Hoda Kotb Interviews Doctor About 'Encouraging' Coronavirus Vaccine News
By Rachel McRady
Hoda Kotb was excited on Monday morning to share some "encouraging" news about the work being done to create a vaccine for the coronavirus. The Today co-host interviewed NBC News Medical Correspondent Dr. John Torres about the results of the first human trials for a potential vaccine.
"The results of one small study on humans are in and they appear to be encouraging," Kotb revealed. "I love when I see the word 'encouraging' in a script."
"This is very encouraging," Dr. Torres agreed.
Torres went on to note that the results have come in from a phase one trial and the response to the potential vaccine has been positive.
"For some of the participants -- they don't have all the results yet -- in eight of the participants, they actually ended up sero converting, we call it," Torres revealed. "Because of the vaccine they had antibodies. The good part is those antibodies are neutralizing, in other words, they'll take care of coronavirus and prevent it from taking hold... they are getting levels equivalent to people who recovered from coronavirus and now we think have some immunity to it."
Dr. Torres was careful to note that though the news is encouraging, researchers still have a long way to go before a vaccine can reach the public.

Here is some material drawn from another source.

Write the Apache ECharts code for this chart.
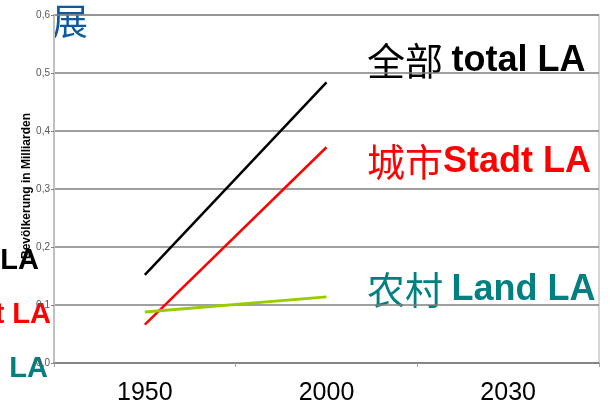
<!DOCTYPE html>
<html>
<head>
<meta charset="utf-8">
<style>html,body{margin:0;padding:0;background:#fff;}#chart{width:615px;height:407px;}</style>
<script src="https://cdn.jsdelivr.net/npm/echarts@6/dist/echarts.min.js"></script>
</head>
<body>
<div id="chart"></div>
<script>
var categories = ['1950', '2000', '2030'];
var totalLA = [0.152, 0.484, null];
var stadtLA = [0.066, 0.372, null];
var landLA = [0.088, 0.114, null];
var yMin = 0, yMax = 0.6, yStep = 0.1;
var axisName = 'Bevölkerung in Milliarden';

var chart = echarts.init(document.getElementById('chart'), null, {renderer: 'canvas'});
var CJK = '"Noto Sans CJK SC", sans-serif';
var LAT = '"Liberation Sans", Arial, sans-serif';
function richStyle(color, cnSize, enSize) {
  return {
    cn: {fontFamily: CJK, fontSize: cnSize, fontWeight: 'normal', fill: color, color: color},
    en: {fontFamily: LAT, fontSize: enSize, fontWeight: 'bold', fill: color, color: color}
  };
}
var option = {
  animation: false,
  backgroundColor: '#ffffff',
  grid: {left: 54, right: 16, top: 15, bottom: 44, show: true, borderColor: '#c8c8c8', borderWidth: 1.5, backgroundColor: 'transparent'},
  xAxis: {
    type: 'category',
    data: categories,
    boundaryGap: true,
    axisLine: {show: true, lineStyle: {color: '#808080', width: 1.5}},
    axisTick: {show: true, length: 4, lineStyle: {color: '#a0a0a0', width: 1}},
    axisLabel: {color: '#000', fontSize: 25, fontFamily: LAT, margin: 18},
    splitLine: {show: false}
  },
  yAxis: {
    type: 'value',
    min: yMin, max: yMax, interval: yStep,
    axisLine: {show: true, lineStyle: {color: '#c0c0c0', width: 2}},
    axisTick: {show: true, length: 3, lineStyle: {color: '#808080'}},
    axisLabel: {color: '#555', fontSize: 10, fontFamily: '"Liberation Sans Narrow", "Liberation Sans", sans-serif', margin: 4,
      formatter: function (v) { return v.toFixed(1).replace('.', ','); }},
    splitLine: {show: true, lineStyle: {color: '#7f7f7f', width: 1.5}}
  },
  series: [
    {type: 'line', data: totalLA, showSymbol: false, symbol: 'none', lineStyle: {color: '#000000', width: 2.5}, z: 3},
    {type: 'line', data: stadtLA, showSymbol: false, symbol: 'none', lineStyle: {color: '#ff0000', width: 2.5}, z: 4},
    {type: 'line', data: landLA, showSymbol: false, symbol: 'none', lineStyle: {color: '#99cc00', width: 3}, z: 5}
  ],
  graphic: [
    {type: 'text', left: 52, top: 3, style: {text: '展', font: 'normal 36px ' + CJK, fill: '#0b5aa2'}},
    {type: 'text', x: 367, y: 61, style: {text: '{cn|全部 }{en|total LA}', rich: richStyle('#000000', 38, 36), verticalAlign: 'middle', align: 'left'}},
    {type: 'text', x: 367, y: 162, style: {text: '{cn|城市}{en|Stadt LA}', rich: richStyle('#ff0000', 38, 36), verticalAlign: 'middle', align: 'left'}},
    {type: 'text', x: 367, y: 290, style: {text: '{cn|农村 }{en|Land LA}', rich: richStyle('#008080', 38, 36), verticalAlign: 'middle', align: 'left'}},
    {type: 'text', x: 39, y: 261, style: {text: '{cn|全部 }{en|total LA}', rich: richStyle('#000000', 29, 29), verticalAlign: 'middle', align: 'right'}},
    {type: 'text', x: 51, y: 315, style: {text: '{cn|城市}{en|Stadt LA}', rich: richStyle('#ff0000', 29, 29), verticalAlign: 'middle', align: 'right'}},
    {type: 'text', x: 48, y: 369, style: {text: '{cn|农村 }{en|Land LA}', rich: richStyle('#008080', 29, 29), verticalAlign: 'middle', align: 'right'}},
    {type: 'text', x: 27, y: 186, rotation: Math.PI / 2, style: {text: axisName, font: 'bold 12px ' + LAT, fill: '#000', align: 'center', verticalAlign: 'middle'}}
  ]
};
chart.setOption(option);
</script>
</body>
</html>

"This is good news because we're getting steps forward in the vaccine process here, but they still have two more phases to go," he noted. "They'll do a phase two which is about 600 people and then they'll do the big phase three. They'll start that in July. That's the one that's going to give us a lot of answers. If they get that then we'll get the vaccine. Keeping our fingers crossed, hopefully soon."
Breaking news on the search for a coronavirus vaccine. The results from a small trial on humans appear to be encouraging. @DrJohnTorres has the latest on what the data from the trial means for the future. pic.twitter.com/Td4w43Hgxk
Kotb then asked when the public can expect a potential vaccine if the other trial phases go well.
"It just depends on how it pans out. That usually takes months or years, in this case, they're hoping months," Dr. Torres said. "Sometime after the New Year is when we'll get it, maybe before if things fall into place."
The coronavirus pandemic has spread across the globe, taking more than 300,000 lives worldwide. The spread has led to travel bans and lockdowns with many people quarantining in their homes.